A beaker containing liquid is placed on a table, underneath a microscope which can be moved along a vertical scale. The microscope is focused, through the liquid into a mark on the table when the reading on the scale is $a$ . It is next focused on the upper surface of the liquid and the reading is $b$ . More liquid is added and the observations are repeated. The corresponding readings are $c$ and $d$ . The refractive index of the liquid is:
A) $\dfrac{{d - b}}{{d - c - b + a}}$
B) $\dfrac{{b - d}}{{d - c - b + a}}$
C) $\dfrac{{d - c - b + a}}{{d - b}}$
D) $\dfrac{{d - b}}{{a + b - c - d}}$

Answer 1

Hint: You can approach the solution to the question by thinking about what the term refractive index signifies. Basically, the refractive index is the ratio of speed of light in vacuum to the speed of light in a particular medium. It can otherwise be determined as ration of real depth to apparent depth.

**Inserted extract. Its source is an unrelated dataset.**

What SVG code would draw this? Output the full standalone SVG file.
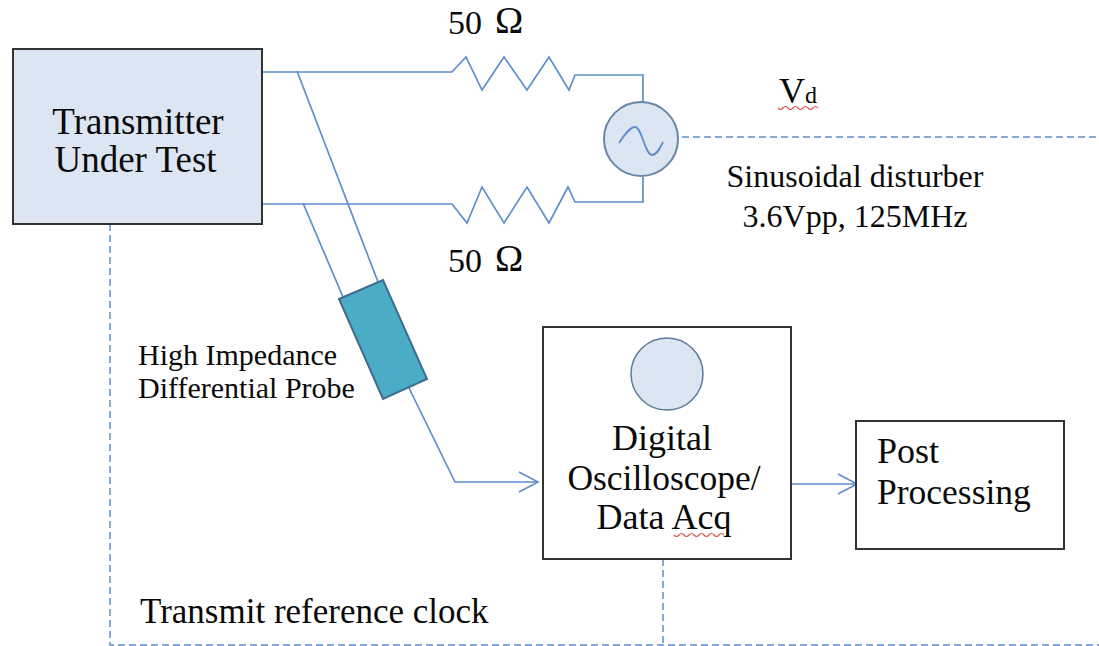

Here, apparent depths are given in 2 cases, using which, we can reach at the value of the refractive index.

Formula Used:

Complete step by step answer:
We will be solving the question exactly as mentioned in the hint section of the solution to this question.
Let us first analyze the situation:
In the first case, we have been given two marks, $a$ and $b$ . With this, we can say that the apparent depth is $\left( {b - a} \right)$ . Using this, we can find the real height of the liquid in this case, let us call it as ${h_1}$
In the second case, liquid is added and now the two marks have become $c$ and $d$ . Making the new apparent height as $\left( {d - c} \right)$ . Using which, we can find the real height in this case as well, let us call it has ${h_2}$
We have also been told that liquid has been added, which means the real height difference is:
${h_2} - {h_1} = d - b$
Now, let us solve the question:
In first case, as we explained earlier,
${h_1} = \mu \left( {b - a} \right)$
In second case, similarly, we can say that:
${h_2} = \mu \left( {d - c} \right)$
After analyzing, we found out that:
${h_2} - {h_1} = d - b$
Putting in the values of ${h_1}$ and ${h_2}$ as we found out above, we can write:
$\mu \left( {d - c} \right) - \mu \left( {b - a} \right) = d - b$
Simplifying this, we get:
$\mu = \dfrac{{d - b}}{{d - c - b + a}}$
This value matches to that given in the option (A). Hence, option (A) is the correct answer.

Note: Many students won’t reach at the fact that the difference of the two marks given is the apparent height. Even after that, the main correlation that one has to find is that we can find the refractive index using the height difference in both the cases. This is a good trick that you should always carry around with you.